INVECS (Intelligent & Innovative Vehicle Electronic Control System) is the brand name used by Mitsubishi Motors for its electronic automatic transmission technology.

==INVECS==
The first generation of INVECS debuted in the seventh generation of the Mitsubishi Galant, which was introduced in 1992. An array of sensors continuously monitored six parameters and, using "fuzzy logic", adapted the shift patterns in the automatic gearbox "on the fly" according to the driver's style. The four-wheel drive, four-wheel steering, traction control system and suspension were all similarly adapted based on the same sensor data.
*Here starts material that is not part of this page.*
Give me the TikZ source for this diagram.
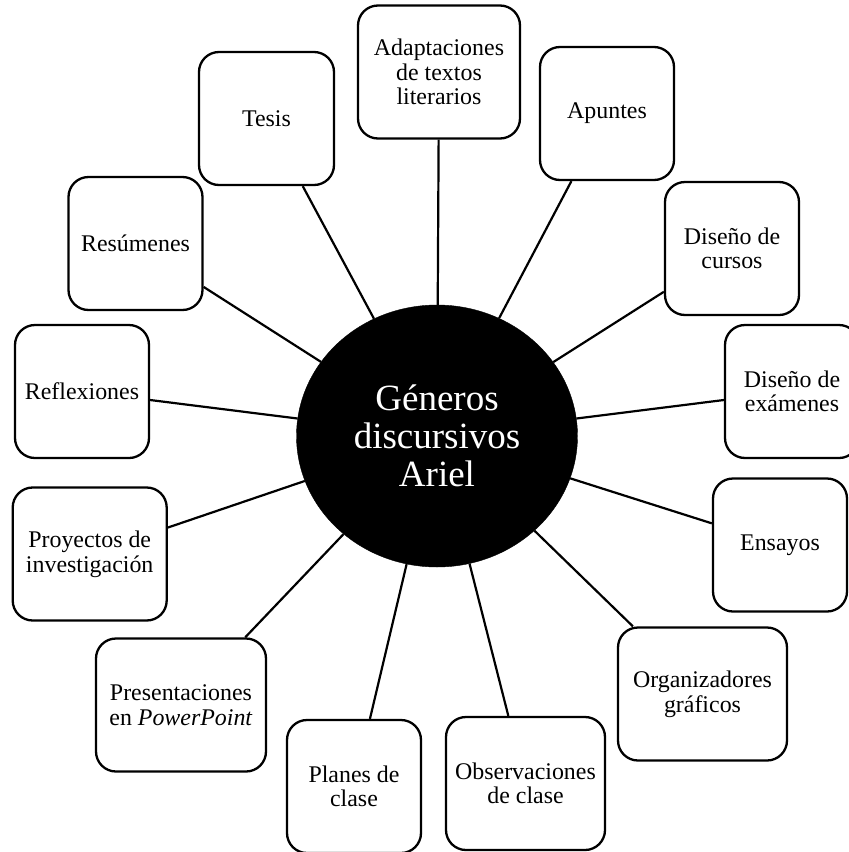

INVECS would, for example, downshift to increase engine braking while travelling downhill, or similarly automate transmission processes which were previously only controlled manually by the driver.

==INVECS-II==
Despite sharing its name with the previous system, the second version of INVECS was a radical development, based on Porsche's Tiptronic technology. As with Porsche's version it allowed for either a fully-automatic mode, or a clutchless manual mode if the driver wished to control the up- and down-shift points. It also offered the same Adaptive Shift Control software which monitored and "learned" the driver's habits over time and adjusted the smoothness or aggression of the gearshifts to suit their driving style. It was first implemented in the new Mitsubishi FTO in 1994.

==INVECS-III==
The third version of INVECS was further advanced, and now offered a continuously variable transmission when in fully-automatic mode, or a simulated six-speed clutchless manual if the driver wished to control the up- and down-shift points. A further innovation for Mitsubishi was the introduction of paddle-shifters allowing the driver to make manual gear changes while their hands remain on the steering wheel.

INVECS-III was introduced in 2000, in the eighth generation of the Mitsubishi Lancer. The paddle-shift option was first seen on the second generation Mitsubishi Outlander which debuted in 2005.